Stated goal
Copy from the first line below down to and including the line with "from matplotlib.ticker import FuncFormatter". Skip the pictures.

— begin —

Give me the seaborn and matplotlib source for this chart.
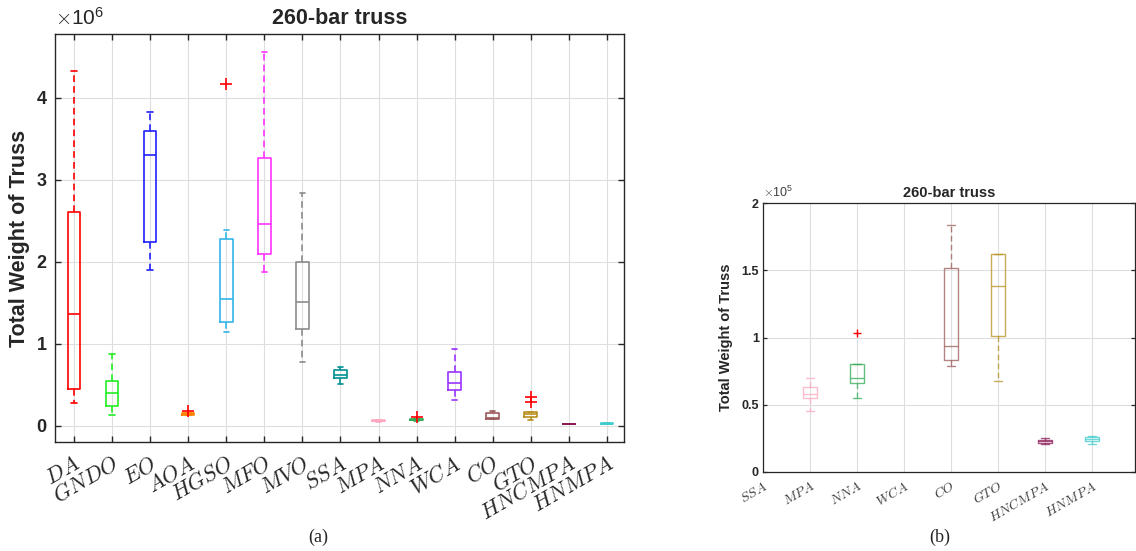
import matplotlib
matplotlib.use("Agg")
import matplotlib.pyplot as plt
import seaborn as sns
import pandas as pd
from matplotlib.ticker import FuncFormatter

# ---------------- data (units: weight) ----------------
categories = ['DA', 'GNDO', 'EO', 'AOA', 'HGSO', 'MFO', 'MVO', 'SSA', 'MPA',
              'NNA', 'WCA', 'CO', 'GTO', 'HNCMPA', 'HNMPA']
whisker_low = [0.28e6, 0.135e6, 1.905e6, 0.125e6, 1.144e6, 1.87e6, 0.78e6, 0.51e6,
               0.045e6, 0.055e6, 0.31e6, 0.079e6, 0.068e6, 0.021e6, 0.021e6]
q1 = [0.45e6, 0.245e6, 2.24e6, 0.133e6, 1.27e6, 2.10e6, 1.18e6, 0.58e6,
      0.055e6, 0.066e6, 0.43e6, 0.083e6, 0.101e6, 0.0218e6, 0.0232e6]
median = [1.36e6, 0.40e6, 3.30e6, 0.142e6, 1.55e6, 2.46e6, 1.51e6, 0.615e6,
          0.058e6, 0.070e6, 0.52e6, 0.094e6, 0.138e6, 0.0228e6, 0.0245e6]
q3 = [2.61e6, 0.55e6, 3.59e6, 0.152e6, 2.28e6, 3.27e6, 2.00e6, 0.68e6,
      0.063e6, 0.080e6, 0.66e6, 0.152e6, 0.162e6, 0.024e6, 0.026e6]
whisker_high = [4.33e6, 0.87e6, 3.83e6, 0.158e6, 2.385e6, 4.56e6, 2.845e6, 0.72e6,
                0.070e6, 0.080e6, 0.93e6, 0.184e6, 0.162e6, 0.025e6, 0.027e6]
outlier_cat = ['AOA', 'HGSO', 'NNA', 'GTO', 'GTO']
outlier_val = [0.18e6, 4.17e6, 0.103e6, 0.293e6, 0.354e6]

box_colors = ['#ff0000', '#22ee22', '#2020ff', '#ff8000', '#33b5e8', '#ff33ff',
              '#8c8c8c', '#009090', '#ffa8c0', '#33aa55', '#9933ff', '#9c5a5a',
              '#b8901e', '#8c1a55', '#40cccc']

zoom_categories = categories[7:]
yticks_a = [0, 1e6, 2e6, 3e6, 4e6]
yticks_b = [0, 0.5e5, 1e5, 1.5e5, 2e5]

# ---------------- style ----------------
sns.set_theme(style="whitegrid")
plt.rcParams['font.family'] = ['Liberation Sans', 'DejaVu Sans']
plt.rcParams['mathtext.fontset'] = 'cm'
plt.rcParams['xtick.direction'] = 'in'
plt.rcParams['ytick.direction'] = 'in'

fig = plt.figure(figsize=(11.36, 5.51), dpi=100)
fig.patch.set_facecolor('white')
axa = fig.add_axes([55 / 1136, 1 - 442 / 551, 569 / 1136, 408 / 551])
axb = fig.add_axes([763 / 1136, 1 - 472 / 551, 372 / 1136, 269 / 551])


def draw(ax, cats, lw, width, capw, alpha, flier_size):
    stats = []
    cols = []
    for c in cats:
        i = categories.index(c)
        stats.append(dict(label=c, whislo=whisker_low[i], q1=q1[i], med=median[i],
                          q3=q3[i], whishi=whisker_high[i], fliers=[]))
        cols.append(box_colors[i])
    pos = list(range(1, len(cats) + 1))
    art = ax.bxp(stats, positions=pos, widths=width, capwidths=capw,
                 showfliers=False, manage_ticks=False,
                 boxprops=dict(linewidth=lw),
                 medianprops=dict(linewidth=lw),
                 whiskerprops=dict(linewidth=lw, linestyle=(0, (4, 2.5))),
                 capprops=dict(linewidth=lw))
    for k, col in enumerate(cols):
        for a in [art['boxes'][k], art['medians'][k], art['whiskers'][2 * k],
                  art['whiskers'][2 * k + 1], art['caps'][2 * k], art['caps'][2 * k + 1]]:
            a.set_color(col)
            a.set_alpha(alpha)
            a.set_zorder(3)
    # outliers
    odf = pd.DataFrame({'cat': outlier_cat, 'val': outlier_val})
    odf = odf[odf['cat'].isin(cats)].copy()
    odf['pos'] = [cats.index(c) + 1 for c in odf['cat']]
    sns.scatterplot(data=odf, x='pos', y='val', marker='+', color='red',
                    s=flier_size, linewidth=lw, ax=ax, zorder=4, legend=False)
    ax.set_xticks(pos)
    ax.set_xticklabels(['$' + c + '$' for c in cats])
    ax.set_xlabel('')


def frame(ax, lw):
    ax.set_facecolor('white')
    for s in ax.spines.values():
        s.set_visible(True)
        s.set_color('#262626')
        s.set_linewidth(lw)
    ax.grid(True, color='#dedede', linewidth=0.8)
    ax.set_axisbelow(True)
    ax.tick_params(axis='both', which='both', top=True, right=True, bottom=True,
                   left=True, length=4, width=lw, color='#262626')


# ---------------- panel (a) ----------------
draw(axa, categories, 1.2, 0.33, 0.14, 1.0, 70)
frame(axa, 1.0)
axa.set_xlim(0.5, 15.45)
axa.set_ylim(-0.2e6, 4.78e6)
axa.set_yticks(yticks_a)
axa.yaxis.set_major_formatter(FuncFormatter(lambda v, p: f'{v / 1e6:g}'))
for t in axa.get_yticklabels():
    t.set_fontweight('bold')
    t.set_fontsize(13)
axa.tick_params(axis='y', pad=6)
for t in axa.get_xticklabels():
    t.set_fontsize(16)
    t.set_rotation(30)
    t.set_ha('right')
    t.set_rotation_mode('anchor')
    t.set_color('#262626')
axa.tick_params(axis='x', pad=8)
axa.set_ylabel('Total Weight of Truss', fontsize=15.5, fontweight='bold', labelpad=5)
axa.set_title('260-bar truss', fontsize=15.5, fontweight='bold', pad=7)
axa.text(0.0, 1.012, r'$\times\mathregular{10^{6}}$', transform=axa.transAxes,
         fontsize=15, color='#262626', ha='left', va='bottom')

# ---------------- panel (b) ----------------
draw(axb, zoom_categories, 1.0, 0.31, 0.16, 0.75, 40)
frame(axb, 0.9)
axb.set_xlim(1, 8.92)
axb.set_ylim(0, 2e5)
axb.set_yticks(yticks_b)
axb.yaxis.set_major_formatter(FuncFormatter(lambda v, p: f'{v / 1e5:g}'))
for t in axb.get_yticklabels():
    t.set_fontweight('bold')
    t.set_fontsize(9)
for t in axb.get_xticklabels():
    t.set_fontsize(10)
    t.set_rotation(30)
    t.set_ha('right')
    t.set_rotation_mode('anchor')
    t.set_color('#404040')
axb.tick_params(axis='x', pad=5, length=0)
axb.tick_params(axis='y', pad=3, length=3)
axb.set_ylabel('Total Weight of Truss', fontsize=10.5, fontweight='bold', labelpad=6)
axb.set_title('260-bar truss', fontsize=10.5, fontweight='bold', pad=4)
axb.text(0.0, 1.01, r'$\times\mathregular{10^{5}}$', transform=axb.transAxes,
         fontsize=9, color='#404040', ha='left', va='bottom')

# captions
fig.text(318 / 1136, 1 - 537 / 551, '(a)', family='Liberation Serif', fontsize=13,
         ha='center', va='center')
fig.text(940 / 1136, 1 - 537 / 551, '(b)', family='Liberation Serif', fontsize=13,
         ha='center', va='center')

fig.savefig('out.png', dpi=100, facecolor='white')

— end —

Solved problem
Give me the seaborn and matplotlib source for this chart.
import matplotlib
matplotlib.use("Agg")
import matplotlib.pyplot as plt
import seaborn as sns
import pandas as pd
from matplotlib.ticker import FuncFormatter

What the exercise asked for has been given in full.